> _EXERCISE_
All of the lines below are to be transcribed faithfully, with pictures excluded from the copy.

> _INFORMATION PROVIDED_

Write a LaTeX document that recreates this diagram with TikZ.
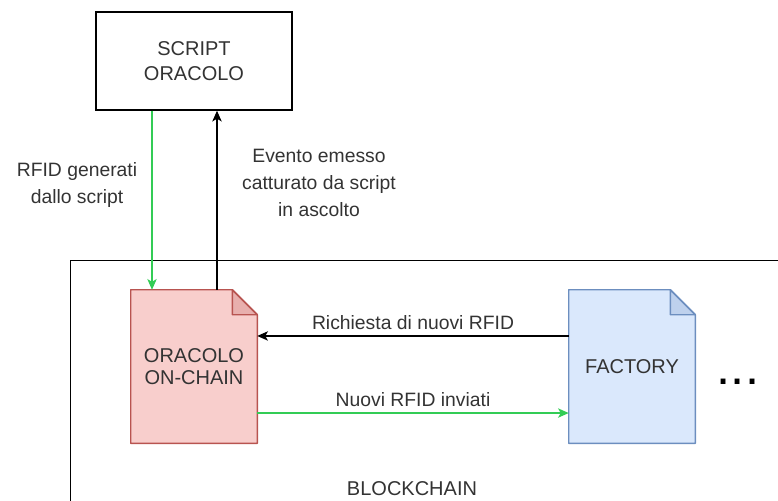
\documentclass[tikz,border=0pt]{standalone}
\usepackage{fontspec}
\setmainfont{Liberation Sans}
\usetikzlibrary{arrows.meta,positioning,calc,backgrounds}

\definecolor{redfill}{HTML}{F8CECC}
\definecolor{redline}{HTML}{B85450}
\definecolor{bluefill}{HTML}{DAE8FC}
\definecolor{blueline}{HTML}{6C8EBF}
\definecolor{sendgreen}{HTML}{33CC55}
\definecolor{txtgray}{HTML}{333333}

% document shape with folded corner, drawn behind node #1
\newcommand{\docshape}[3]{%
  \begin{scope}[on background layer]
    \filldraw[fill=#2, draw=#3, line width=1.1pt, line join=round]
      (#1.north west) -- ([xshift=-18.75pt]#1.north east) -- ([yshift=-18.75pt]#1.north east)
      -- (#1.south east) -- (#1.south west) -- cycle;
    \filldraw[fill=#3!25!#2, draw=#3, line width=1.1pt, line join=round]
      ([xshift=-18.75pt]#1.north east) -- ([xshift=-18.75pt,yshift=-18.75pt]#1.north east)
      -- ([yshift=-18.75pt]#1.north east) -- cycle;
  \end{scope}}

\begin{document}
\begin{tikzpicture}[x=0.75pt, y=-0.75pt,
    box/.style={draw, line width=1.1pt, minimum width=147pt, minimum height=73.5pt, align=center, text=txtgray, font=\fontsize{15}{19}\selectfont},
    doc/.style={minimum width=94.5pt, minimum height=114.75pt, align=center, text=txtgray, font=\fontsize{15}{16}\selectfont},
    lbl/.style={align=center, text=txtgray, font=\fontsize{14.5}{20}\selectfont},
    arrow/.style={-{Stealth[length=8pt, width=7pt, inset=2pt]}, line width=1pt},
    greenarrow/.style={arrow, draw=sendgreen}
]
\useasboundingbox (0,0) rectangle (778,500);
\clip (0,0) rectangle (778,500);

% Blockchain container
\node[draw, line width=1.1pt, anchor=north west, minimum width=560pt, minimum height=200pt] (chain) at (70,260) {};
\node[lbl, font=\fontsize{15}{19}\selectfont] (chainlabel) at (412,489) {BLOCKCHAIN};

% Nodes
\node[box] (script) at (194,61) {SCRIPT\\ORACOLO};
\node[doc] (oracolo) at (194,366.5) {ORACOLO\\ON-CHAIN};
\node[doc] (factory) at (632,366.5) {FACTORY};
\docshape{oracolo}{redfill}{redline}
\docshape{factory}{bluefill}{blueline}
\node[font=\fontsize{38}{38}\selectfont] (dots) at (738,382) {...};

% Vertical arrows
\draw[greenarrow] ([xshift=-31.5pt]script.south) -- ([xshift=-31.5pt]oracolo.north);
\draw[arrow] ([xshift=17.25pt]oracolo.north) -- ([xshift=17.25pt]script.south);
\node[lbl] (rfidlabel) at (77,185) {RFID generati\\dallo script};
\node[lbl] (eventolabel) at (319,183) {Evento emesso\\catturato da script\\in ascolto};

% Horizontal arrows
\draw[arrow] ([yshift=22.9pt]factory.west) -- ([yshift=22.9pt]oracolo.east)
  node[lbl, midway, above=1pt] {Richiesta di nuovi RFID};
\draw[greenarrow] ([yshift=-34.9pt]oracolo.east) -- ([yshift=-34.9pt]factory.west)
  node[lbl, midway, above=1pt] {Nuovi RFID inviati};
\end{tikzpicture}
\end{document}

> _TASK RESULT_
Write a LaTeX document that recreates this diagram with TikZ.
\documentclass[tikz,border=0pt]{standalone}
\usepackage{fontspec}
\setmainfont{Liberation Sans}
\usetikzlibrary{arrows.meta,positioning,calc,backgrounds}

\definecolor{redfill}{HTML}{F8CECC}
\definecolor{redline}{HTML}{B85450}
\definecolor{bluefill}{HTML}{DAE8FC}
\definecolor{blueline}{HTML}{6C8EBF}
\definecolor{sendgreen}{HTML}{33CC55}
\definecolor{txtgray}{HTML}{333333}

% document shape with folded corner, drawn behind node #1
\newcommand{\docshape}[3]{%
  \begin{scope}[on background layer]
    \filldraw[fill=#2, draw=#3, line width=1.1pt, line join=round]
      (#1.north west) -- ([xshift=-18.75pt]#1.north east) -- ([yshift=-18.75pt]#1.north east)
      -- (#1.south east) -- (#1.south west) -- cycle;
    \filldraw[fill=#3!25!#2, draw=#3, line width=1.1pt, line join=round]
      ([xshift=-18.75pt]#1.north east) -- ([xshift=-18.75pt,yshift=-18.75pt]#1.north east)
      -- ([yshift=-18.75pt]#1.north east) -- cycle;
  \end{scope}}

\begin{document}
\begin{tikzpicture}[x=0.75pt, y=-0.75pt,
    box/.style={draw, line width=1.1pt, minimum width=147pt, minimum height=73.5pt, align=center, text=txtgray, font=\fontsize{15}{19}\selectfont},
    doc/.style={minimum width=94.5pt, minimum height=114.75pt, align=center, text=txtgray, font=\fontsize{15}{16}\selectfont},
    lbl/.style={align=center, text=txtgray, font=\fontsize{14.5}{20}\selectfont},
    arrow/.style={-{Stealth[length=8pt, width=7pt, inset=2pt]}, line width=1pt},
    greenarrow/.style={arrow, draw=sendgreen}
]
\useasboundingbox (0,0) rectangle (778,500);
\clip (0,0) rectangle (778,500);

% Blockchain container
\node[draw, line width=1.1pt, anchor=north west, minimum width=560pt, minimum height=200pt] (chain) at (70,260) {};
\node[lbl, font=\fontsize{15}{19}\selectfont] (chainlabel) at (412,489) {BLOCKCHAIN};

% Nodes
\node[box] (script) at (194,61) {SCRIPT\\ORACOLO};
\node[doc] (oracolo) at (194,366.5) {ORACOLO\\ON-CHAIN};
\node[doc] (factory) at (632,366.5) {FACTORY};
\docshape{oracolo}{redfill}{redline}
\docshape{factory}{bluefill}{blueline}
\node[font=\fontsize{38}{38}\selectfont] (dots) at (738,382) {...};

% Vertical arrows
\draw[greenarrow] ([xshift=-31.5pt]script.south) -- ([xshift=-31.5pt]oracolo.north);
\draw[arrow] ([xshift=17.25pt]oracolo.north) -- ([xshift=17.25pt]script.south);
\node[lbl] (rfidlabel) at (77,185) {RFID generati\\dallo script};
\node[lbl] (eventolabel) at (319,183) {Evento emesso\\catturato da script\\in ascolto};

% Horizontal arrows
\draw[arrow] ([yshift=22.9pt]factory.west) -- ([yshift=22.9pt]oracolo.east)
  node[lbl, midway, above=1pt] {Richiesta di nuovi RFID};
\draw[greenarrow] ([yshift=-34.9pt]oracolo.east) -- ([yshift=-34.9pt]factory.west)
  node[lbl, midway, above=1pt] {Nuovi RFID inviati};
\end{tikzpicture}
\end{document}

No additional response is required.